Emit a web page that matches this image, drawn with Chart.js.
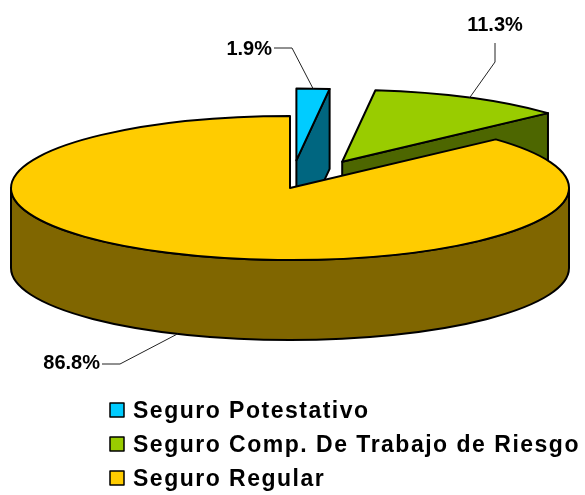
<!DOCTYPE html>
<html>
<head>
<meta charset="utf-8">
<script src="https://cdn.jsdelivr.net/npm/chart.js@4.4.1/dist/chart.umd.min.js"></script>
<style>
  html, body { margin: 0; padding: 0; background: #fff; }
  canvas { display: block; }
</style>
</head>
<body>
<canvas id="pieChart" width="585" height="495"></canvas>
<script>
  const labels = ['Seguro Potestativo', 'Seguro Comp. De Trabajo de Riesgo', 'Seguro Regular'];
  const shares = [1.9, 11.3, 86.8];
  const pctLabels = ['1.9%', '11.3%', '86.8%'];

  const colors = ['#00CCFF', '#99CC00', '#FFCC00'];
  const sideColors = ['#006680', '#4D6600', '#806600'];
  const explode = [208, 222, 0];

  // the flat chart.js pie gets mapped onto a tilted ellipse with some depth
  const tilt = { cx: 290, cy: 188, rx: 279, ry: 72, depth: 80 };

  // % callouts: text position and the elbow of the leader line
  const callouts = [
    { tx: 272, ty: 49, align: 'right', elbow: [[274, 48], [292, 48]] },
    { tx: 495, ty: 25, align: 'center', elbow: [[495, 43], [495, 62]] },
    { tx: 100, ty: 363, align: 'right', elbow: [[102, 364], [120, 364]] }
  ];

  function radialFace(ctx, sl, a) {
    const ex = sl.x + tilt.rx * Math.cos(a), ey = sl.y + tilt.ry * Math.sin(a);
    ctx.beginPath();
    ctx.moveTo(sl.x, sl.y);
    ctx.lineTo(ex, ey);
    ctx.lineTo(ex, ey + tilt.depth);
    ctx.lineTo(sl.x, sl.y + tilt.depth);
    ctx.closePath();
    ctx.fill();
    ctx.stroke();
  }

  function rimFace(ctx, sl, a1, a2) {
    const {rx, ry, depth} = tilt;
    ctx.beginPath();
    ctx.ellipse(sl.x, sl.y, rx, ry, 0, a1, a2);
    ctx.lineTo(sl.x + rx * Math.cos(a2), sl.y + ry * Math.sin(a2) + depth);
    ctx.ellipse(sl.x, sl.y + depth, rx, ry, 0, a2, a1, true);
    ctx.closePath();
    ctx.fill();
    ctx.stroke();
  }

  const pie3d = {
    id: 'pie3d',
    beforeDatasetsDraw() {
      return false; // drawn by hand below
    },
    afterDraw(chart) {
      const ctx = chart.ctx;
      const arcs = chart.getDatasetMeta(0).data;
      const slices = arcs.map((arc, i) => {
        const p = arc.getProps(['x', 'y', 'startAngle', 'endAngle', 'outerRadius'], true);
        const mid = (p.startAngle + p.endAngle) / 2;
        const off = (arc.options.offset || 0) / 4 / p.outerRadius;
        return {
          i: i, s: p.startAngle, e: p.endAngle, mid: mid,
          x: tilt.cx + Math.cos(mid) * off * tilt.rx,
          y: tilt.cy + Math.sin(mid) * off * tilt.ry,
          fill: arc.options.backgroundColor,
          border: arc.options.borderColor,
          bw: arc.options.borderWidth
        };
      });

      ctx.save();
      ctx.lineJoin = 'round';
      slices.slice().sort((a, b) => a.y - b.y).forEach(sl => {
        ctx.strokeStyle = sl.border;
        ctx.lineWidth = sl.bw;
        ctx.fillStyle = sideColors[sl.i];
        if (Math.cos(sl.s) < -1e-6) radialFace(ctx, sl, sl.s);
        if (Math.cos(sl.e) > 1e-6) radialFace(ctx, sl, sl.e);
        const a1 = Math.max(sl.s, 0), a2 = Math.min(sl.e, Math.PI);
        if (a2 > a1) rimFace(ctx, sl, a1, a2);
        ctx.fillStyle = sl.fill;
        ctx.beginPath();
        ctx.moveTo(sl.x, sl.y);
        ctx.ellipse(sl.x, sl.y, tilt.rx, tilt.ry, 0, sl.s, sl.e);
        ctx.closePath();
        ctx.fill();
        ctx.stroke();
      });

      // leader lines and percentages
      ctx.font = 'bold 20px "Liberation Sans", Arial, sans-serif';
      ctx.textBaseline = 'middle';
      ctx.fillStyle = '#000';
      slices.forEach(sl => {
        const c = callouts[sl.i];
        const front = Math.sin(sl.mid) > 0;
        const ax = sl.x + tilt.rx * Math.cos(sl.mid);
        const ay = sl.y + tilt.ry * Math.sin(sl.mid) + (front ? tilt.depth : 0);
        ctx.strokeStyle = '#222';
        ctx.lineWidth = 1;
        ctx.beginPath();
        ctx.moveTo(c.elbow[0][0], c.elbow[0][1]);
        ctx.lineTo(c.elbow[1][0], c.elbow[1][1]);
        ctx.lineTo(ax, ay);
        ctx.stroke();
        ctx.textAlign = c.align;
        ctx.fillText(pctLabels[sl.i], c.tx, c.ty);
      });

      // legend
      ctx.font = 'bold 23px "Liberation Sans", Arial, sans-serif';
      ctx.letterSpacing = '1.5px';
      ctx.textAlign = 'left';
      ctx.textBaseline = 'alphabetic';
      chart.data.labels.forEach((lab, i) => {
        const base = 418 + i * 34;
        ctx.fillStyle = colors[i];
        ctx.fillRect(110, base - 15, 14, 14);
        ctx.strokeStyle = '#000';
        ctx.lineWidth = 1.5;
        ctx.strokeRect(110, base - 15, 14, 14);
        ctx.fillStyle = '#000';
        ctx.fillText(lab, 133, base);
      });
      ctx.restore();
    }
  };

  new Chart(document.getElementById('pieChart'), {
    type: 'pie',
    data: {
      labels: labels,
      datasets: [{
        data: shares,
        backgroundColor: colors,
        borderColor: '#000',
        borderWidth: 2,
        offset: explode
      }]
    },
    options: {
      responsive: false,
      animation: false,
      events: [],
      plugins: {
        legend: { display: false },
        tooltip: { enabled: false }
      }
    },
    plugins: [pie3d]
  });
</script>
</body>
</html>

**Aim of the task**
Output the material word for word, omitting its pictures.

**Correct answer**
Emit a web page that matches this image, drawn with Chart.js.
<!DOCTYPE html>
<html>
<head>
<meta charset="utf-8">
<script src="https://cdn.jsdelivr.net/npm/chart.js@4.4.1/dist/chart.umd.min.js"></script>
<style>
  html, body { margin: 0; padding: 0; background: #fff; }
  canvas { display: block; }
</style>
</head>
<body>
<canvas id="pieChart" width="585" height="495"></canvas>
<script>
  const labels = ['Seguro Potestativo', 'Seguro Comp. De Trabajo de Riesgo', 'Seguro Regular'];
  const shares = [1.9, 11.3, 86.8];
  const pctLabels = ['1.9%', '11.3%', '86.8%'];

  const colors = ['#00CCFF', '#99CC00', '#FFCC00'];
  const sideColors = ['#006680', '#4D6600', '#806600'];
  const explode = [208, 222, 0];

  // the flat chart.js pie gets mapped onto a tilted ellipse with some depth
  const tilt = { cx: 290, cy: 188, rx: 279, ry: 72, depth: 80 };

  // % callouts: text position and the elbow of the leader line
  const callouts = [
    { tx: 272, ty: 49, align: 'right', elbow: [[274, 48], [292, 48]] },
    { tx: 495, ty: 25, align: 'center', elbow: [[495, 43], [495, 62]] },
    { tx: 100, ty: 363, align: 'right', elbow: [[102, 364], [120, 364]] }
  ];

  function radialFace(ctx, sl, a) {
    const ex = sl.x + tilt.rx * Math.cos(a), ey = sl.y + tilt.ry * Math.sin(a);
    ctx.beginPath();
    ctx.moveTo(sl.x, sl.y);
    ctx.lineTo(ex, ey);
    ctx.lineTo(ex, ey + tilt.depth);
    ctx.lineTo(sl.x, sl.y + tilt.depth);
    ctx.closePath();
    ctx.fill();
    ctx.stroke();
  }

  function rimFace(ctx, sl, a1, a2) {
    const {rx, ry, depth} = tilt;
    ctx.beginPath();
    ctx.ellipse(sl.x, sl.y, rx, ry, 0, a1, a2);
    ctx.lineTo(sl.x + rx * Math.cos(a2), sl.y + ry * Math.sin(a2) + depth);
    ctx.ellipse(sl.x, sl.y + depth, rx, ry, 0, a2, a1, true);
    ctx.closePath();
    ctx.fill();
    ctx.stroke();
  }

  const pie3d = {
    id: 'pie3d',
    beforeDatasetsDraw() {
      return false; // drawn by hand below
    },
    afterDraw(chart) {
      const ctx = chart.ctx;
      const arcs = chart.getDatasetMeta(0).data;
      const slices = arcs.map((arc, i) => {
        const p = arc.getProps(['x', 'y', 'startAngle', 'endAngle', 'outerRadius'], true);
        const mid = (p.startAngle + p.endAngle) / 2;
        const off = (arc.options.offset || 0) / 4 / p.outerRadius;
        return {
          i: i, s: p.startAngle, e: p.endAngle, mid: mid,
          x: tilt.cx + Math.cos(mid) * off * tilt.rx,
          y: tilt.cy + Math.sin(mid) * off * tilt.ry,
          fill: arc.options.backgroundColor,
          border: arc.options.borderColor,
          bw: arc.options.borderWidth
        };
      });

      ctx.save();
      ctx.lineJoin = 'round';
      slices.slice().sort((a, b) => a.y - b.y).forEach(sl => {
        ctx.strokeStyle = sl.border;
        ctx.lineWidth = sl.bw;
        ctx.fillStyle = sideColors[sl.i];
        if (Math.cos(sl.s) < -1e-6) radialFace(ctx, sl, sl.s);
        if (Math.cos(sl.e) > 1e-6) radialFace(ctx, sl, sl.e);
        const a1 = Math.max(sl.s, 0), a2 = Math.min(sl.e, Math.PI);
        if (a2 > a1) rimFace(ctx, sl, a1, a2);
        ctx.fillStyle = sl.fill;
        ctx.beginPath();
        ctx.moveTo(sl.x, sl.y);
        ctx.ellipse(sl.x, sl.y, tilt.rx, tilt.ry, 0, sl.s, sl.e);
        ctx.closePath();
        ctx.fill();
        ctx.stroke();
      });

      // leader lines and percentages
      ctx.font = 'bold 20px "Liberation Sans", Arial, sans-serif';
      ctx.textBaseline = 'middle';
      ctx.fillStyle = '#000';
      slices.forEach(sl => {
        const c = callouts[sl.i];
        const front = Math.sin(sl.mid) > 0;
        const ax = sl.x + tilt.rx * Math.cos(sl.mid);
        const ay = sl.y + tilt.ry * Math.sin(sl.mid) + (front ? tilt.depth : 0);
        ctx.strokeStyle = '#222';
        ctx.lineWidth = 1;
        ctx.beginPath();
        ctx.moveTo(c.elbow[0][0], c.elbow[0][1]);
        ctx.lineTo(c.elbow[1][0], c.elbow[1][1]);
        ctx.lineTo(ax, ay);
        ctx.stroke();
        ctx.textAlign = c.align;
        ctx.fillText(pctLabels[sl.i], c.tx, c.ty);
      });

      // legend
      ctx.font = 'bold 23px "Liberation Sans", Arial, sans-serif';
      ctx.letterSpacing = '1.5px';
      ctx.textAlign = 'left';
      ctx.textBaseline = 'alphabetic';
      chart.data.labels.forEach((lab, i) => {
        const base = 418 + i * 34;
        ctx.fillStyle = colors[i];
        ctx.fillRect(110, base - 15, 14, 14);
        ctx.strokeStyle = '#000';
        ctx.lineWidth = 1.5;
        ctx.strokeRect(110, base - 15, 14, 14);
        ctx.fillStyle = '#000';
        ctx.fillText(lab, 133, base);
      });
      ctx.restore();
    }
  };

  new Chart(document.getElementById('pieChart'), {
    type: 'pie',
    data: {
      labels: labels,
      datasets: [{
        data: shares,
        backgroundColor: colors,
        borderColor: '#000',
        borderWidth: 2,
        offset: explode
      }]
    },
    options: {
      responsive: false,
      animation: false,
      events: [],
      plugins: {
        legend: { display: false },
        tooltip: { enabled: false }
      }
    },
    plugins: [pie3d]
  });
</script>
</body>
</html>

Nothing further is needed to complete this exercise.